Honestly, spending too much time pondering the deeper meanings of songs like "Tube Snake Boogie," "Tush" or "Woke Up With Wood" is pretty silly. But even that downplays how funny, clever and sometimes even romantic ("It's Only Love") their lyrics can be. But even when they're singing about underage liaisons ("Francine") or prostitutes ("Mexican Blackbird," "Precious and Grace"), nobody would ever call ZZ Top misogynistic.

"If I thought too much about messages within [classic rock] or about the behavior of some of its icons, I'd probably dislike every act in the genre," says Noise's counterpart at St. Louis's Riverfront Times, Annie Zaleski. "With any music, you have to think about intent, and I've never had the impression that anybody in ZZ Top is sexist. If, say, Buckcherry or Mötley Crüe sang the same lines, I might think differently."

The only social issues ZZ Top has ever stood up for in its music are beer drinking and hell raising. The band's body of work is a San Jacinto-size monument to life, liberty and the pursuit of ass. There's a good reason for that, it turns out.

"We tried to write heavy, underlying, socially viable message pieces," Billy Gibbons told the Times's Jon Pareles in November 1985, around the time the band's Afterburner LP sold two million copies in two weeks. "But they sound terrible, and it's hard to believe them from guys with two-foot beards."

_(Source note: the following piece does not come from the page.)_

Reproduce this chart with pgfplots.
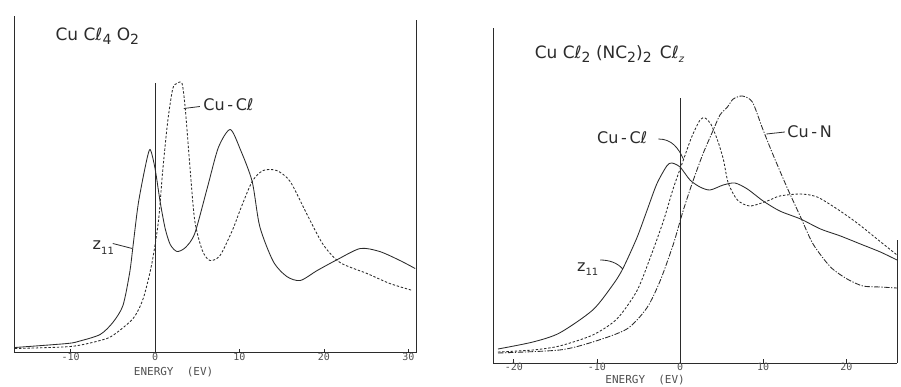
\documentclass[border=0pt]{standalone}
\usepackage{fontspec}
\setmainfont{DejaVu Sans}
\setmonofont{DejaVu Sans Mono}
\usepackage{pgfplots}
\pgfplotsset{compat=1.18}
\definecolor{ink}{HTML}{2B2B2B}
\definecolor{tk}{HTML}{505050}
\newcommand\sub[1]{\raisebox{-0.45ex}{\fontsize{14}{14}\selectfont #1}}
\newcommand\ssub[1]{\raisebox{-0.5ex}{\fontsize{10}{10}\selectfont #1}}
\pgfplotsset{
  panel/.style={
    scale only axis,
    axis x line*=bottom, axis y line*=left,
    axis line style={-, ink, line width=0.8pt},
    ymin=0, ytick=\empty,
    tick align=inside, major tick length=4pt,
    tick style={ink, line width=0.7pt},
    xticklabel style={font=\ttfamily\fontsize{10}{10}\selectfont, text=tk, inner sep=1pt, yshift=1pt},
    clip=false,
  },
  crv/.style={ink, line width=0.85pt, smooth, tension=0.45, no marks},
  dsh/.style={crv, dash pattern=on 2.4pt off 1.8pt},
  dsd/.style={crv, dash pattern=on 5.5pt off 1.6pt on 1.2pt off 1.6pt},
}
\tikzset{
  lbl/.style={anchor=west, inner sep=0pt, text=ink, font=\fontsize{16}{16}\selectfont},
  ttl/.style={lbl, font=\fontsize{17}{17}\selectfont},
  xl/.style={inner sep=0pt, text=tk, font=\ttfamily\fontsize{11}{11}\selectfont},
}
\begin{document}
\begin{tikzpicture}[x=1pt,y=1pt]
\useasboundingbox[fill=white] (0,0) rectangle (901,386);
% ---------------- left panel ----------------
\begin{axis}[panel, at={(14pt,33.5pt)}, anchor=south west,
  width=402pt, height=336pt, xmin=-16.7, xmax=30.9, ymax=336,
  xtick={-10,0,10,20,30}, xticklabels={-10,0,10,20,30}]
\draw[ink, line width=0.8pt] (rel axis cs:1,0) -- (rel axis cs:1,0.99);
\addplot[ink, line width=0.8pt, sharp plot, no marks] coordinates {(0,0) (0,269)};
% z11 (solid)
\addplot[crv] coordinates {
(-16.6,5) (-10.4,9) (-8.9,11.5) (-6.5,18) (-5.0,30) (-3.8,47) (-3.0,80)
(-2.6,107) (-2.0,148) (-1.2,184) (-0.6,203) (0,184) (0.6,151) (1.2,124)
(1.8,108) (2.6,101) (3.6,105) (4.7,119) (6.2,165) (7.5,205) (8.9,223)
(10.1,203) (11.5,171) (12.4,126) (14.0,91) (15.6,76) (17.2,72) (19.2,82)
(21.6,93) (24.3,104) (26.6,101) (29.0,92) (30.8,84)};
% Cu-Cl (dashed)
\addplot[dsh] coordinates {
(-16.6,4) (-10,6) (-6.5,12) (-5.0,17) (-2.6,34) (-1.4,54) (-0.4,88)
(0.4,131) (0.9,181) (1.5,231) (2.1,264) (2.6,269) (3.2,269) (3.6,242)
(4.1,189) (4.7,132) (5.6,102) (6.5,92) (7.7,97) (9.2,123) (10.1,143)
(11.5,171) (12.8,182) (14.4,182) (16.0,171) (18.0,138) (19.9,108)
(21.9,90) (25.1,79) (27.8,69) (30.5,62)};
\node[ttl] at (axis cs:-11.8,316) {Cu Cℓ\sub{4} O\sub{2}};
\node[lbl] at (axis cs:5.7,248) {Cu\,-\,Cℓ};
\draw[ink, line width=0.8pt] (axis cs:3.4,244) -- (axis cs:5.3,246);
\node[lbl] at (axis cs:-7.4,105) {z\ssub{11}};
\draw[ink, line width=0.8pt] (axis cs:-5.0,109) -- (axis cs:-2.7,104);
\node[xl] at (axis cs:2.2,-20) {ENERGY\ \ (EV)};
\end{axis}
% ---------------- right panel ----------------
\begin{axis}[panel, at={(493pt,23pt)}, anchor=south west,
  width=404pt, height=335pt, xmin=-22.5, xmax=26.1, ymax=335,
  xtick={-20,-10,0,10,20}, xticklabels={-20,-10,0,10,20}]
\draw[ink, line width=0.8pt] (rel axis cs:1,0) -- (rel axis cs:1,0.367);
\addplot[ink, line width=0.8pt, sharp plot, no marks] coordinates {(0,0) (0,265)};
% z11 (solid)
\addplot[crv] coordinates {
(-21.9,14) (-17.7,21) (-14.5,30) (-10.5,53) (-8.1,78) (-6.9,94) (-5.2,125)
(-4.0,152) (-2.8,179) (-1.6,197) (-1.0,200) (0,196) (1.2,183) (2.4,176)
(3.6,173) (5.2,178) (6.6,180) (8.1,174) (10.0,162) (12.0,152) (14.5,144)
(16.9,134) (19.3,127) (21.7,119) (24.1,111) (26.1,103)};
% Cu-Cl (dashed)
\addplot[dsh] coordinates {
(-21.9,11) (-17.7,13) (-14.5,17) (-10.5,28) (-7.6,44) (-5.2,72) (-3.6,105)
(-2.0,142) (-0.8,175) (0.4,203) (1.4,226) (2.4,243) (3.0,245) (3.7,239)
(4.5,223) (5.2,204) (5.8,180) (6.9,163) (8.4,157) (10.5,162) (12.0,167)
(14.5,169) (16.5,166) (18.9,154) (21.3,140) (23.7,124) (26.1,108)};
% Cu-N (dash-dot)
\addplot[dsd] coordinates {
(-21.9,10) (-14.5,13) (-10.5,21) (-6.4,34) (-4.0,55) (-2.4,82) (-0.8,119)
(0.4,153) (1.6,183) (2.8,210) (4.0,233) (4.8,248) (5.7,256) (6.4,264)
(7.5,267) (8.7,261) (9.9,235) (11.2,208) (12.9,175) (14.5,146) (16.0,119)
(18.1,96) (20.1,84) (22.0,77) (24.1,76) (26.1,75)};
\node[ttl] at (axis cs:-17.5,309) {Cu Cℓ\sub{2} (NC\sub{2})\sub{2} \,Cℓ\ssub{\textit{z}}};
\node[lbl] at (axis cs:-10.0,225) {Cu\,-\,Cℓ};
\draw[ink, line width=0.8pt] (axis cs:-2.6,224) .. controls (axis cs:-1.0,224) and (axis cs:-0.2,215) .. (axis cs:0.4,204);
\node[lbl] at (axis cs:12.9,231) {Cu\,-\,N};
\draw[ink, line width=0.8pt] (axis cs:10.4,229) -- (axis cs:12.6,231);
\node[lbl] at (axis cs:-12.4,94) {z\ssub{11}};
\draw[ink, line width=0.8pt] (axis cs:-9.6,103) .. controls (axis cs:-8.5,103) and (axis cs:-7.5,100) .. (axis cs:-6.9,94);
\node[xl] at (axis cs:-4.2,-17.5) {ENERGY\ \ (EV)};
\end{axis}
\end{tikzpicture}
\end{document}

ZZ Top's merits come into even sharper focus if you look at them as what they really are, and always have been: a blues band. Unlike rock and roll — to a certain extent, anyway — longevity is a major asset in the blues. So is tradition, and like baseball, ZZ Top fandom is now something that gets handed down from fathers to sons.

And technique. Though Gibbons is recognized around the world as a guitar god — and has been ever since Jimi Hendrix gave him a shout-out on the Tonight Show when Gibbons was still in the Moving Sidewalks — the blues-based structure and lighthearted tone of ZZ Top's music often covers up how much is really going on in there.

"If anything, I think the band is quite underrated," agrees Zaleski. "If you think about its sound and the influences it distills — blues, rock, country, honky-tonk, hell, everything in between — there is no other band that sounds like ZZ Top. The band isn't afraid to embrace the baser, rawer, primal parts of those genres, either, and that's something most people shied away from (probably because they were afraid of losing commercial success)."

But most of all, of course, ZZ Top is ours. Houston's and Texas's. They've never pretended to be otherwise — quite the opposite, in fact. Musically, they're a vital link to the International Artists days of the 13th Floor Elevators, Bubble Puppy and Red Krayola, and continue to influence contemporary bands like the Raconteurs, Earl Greyhound and Wolfmother. Culturally, 40 years of touring "La Grange" and "I'm Bad, I'm Nationwide" almost constantly means that, to millions around the world, ZZ Top is Texas.

"I can tell you as a Texan whose brother has been obsessed with ZZ much of his life, any non-Texas perspectives on the band are invalid," offers Jason Harper, music editor of the Press's sister paper in Kansas City, The Pitch.